Other tricks and advice
• Consult with a CPA or tax attorney regarding the proper allocation of the purchase price for consulting agreements and non-compete agreements in addition to the price paid for the book of business. Consulting agreements can be expensed as paid by the buyer while non-competes are amortized over 15 years. Both are treated as income to the seller. Also, a reasonable allocation should be made for fixtures, furniture and equipment that are sold along with the business.
• Buyers should look into purchasing an annuity for the seller. The buyer would pay a discounted cash price, while the seller could enjoy the tax benefits of payments spread over a number of years.
• If the buyer is purchasing the stock of a “C” corporation, the buyer should negotiate a discount in the price since the seller will not be double taxed and the buyer does not get to write off the purchase.
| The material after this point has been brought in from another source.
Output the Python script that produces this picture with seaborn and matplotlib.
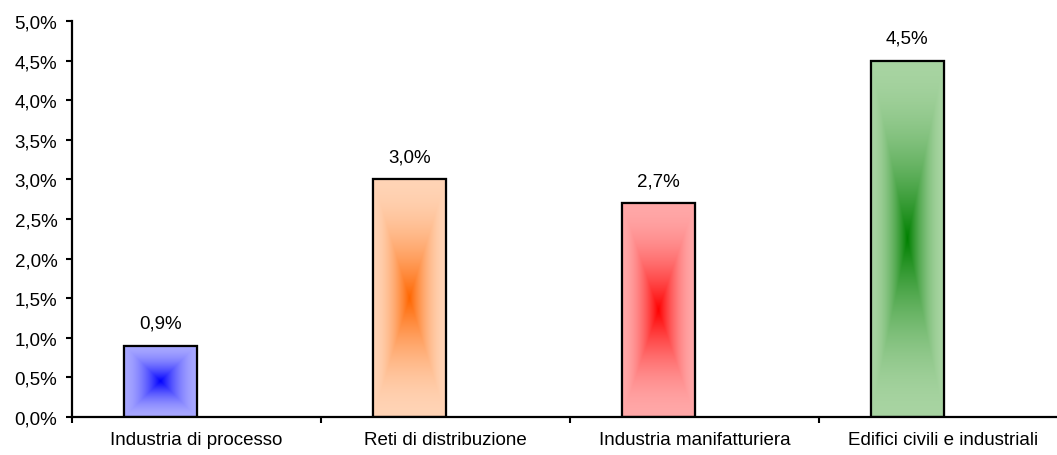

• “C” corporations should consider electing subchapter “S” status ASAP. The full time period for the conversion is 10 years before the double tax problem goes away. However after the conversion, the double tax only applies to the value of the business at the time of the switch. Any increase in value of the business during that time is taxed as an “S” corporation.
• If the seller is remaining with the agency after the sale, look into the feasibility of providing a rich perquisite package as part of their compensation plan.
• Buyers need to pay attention to cash flow.
• Sellers should seek a fixed price, while buyers should pay based on retention of the business. (Here is where negotiating skills are tested and honed).
• Everything is negotiable.
• Both parties need to work together to minimize taxes.
A final thought
The merger, sale or acquisition of any business needs to be well thought out. Take time to look into all options available. Perform extensive due diligence to look into the other party’s situation. Money can be saved by doing the leg work yourself. Money can be lost by not hiring competent professionals (consultants, attorneys and CPAs) to review the plan.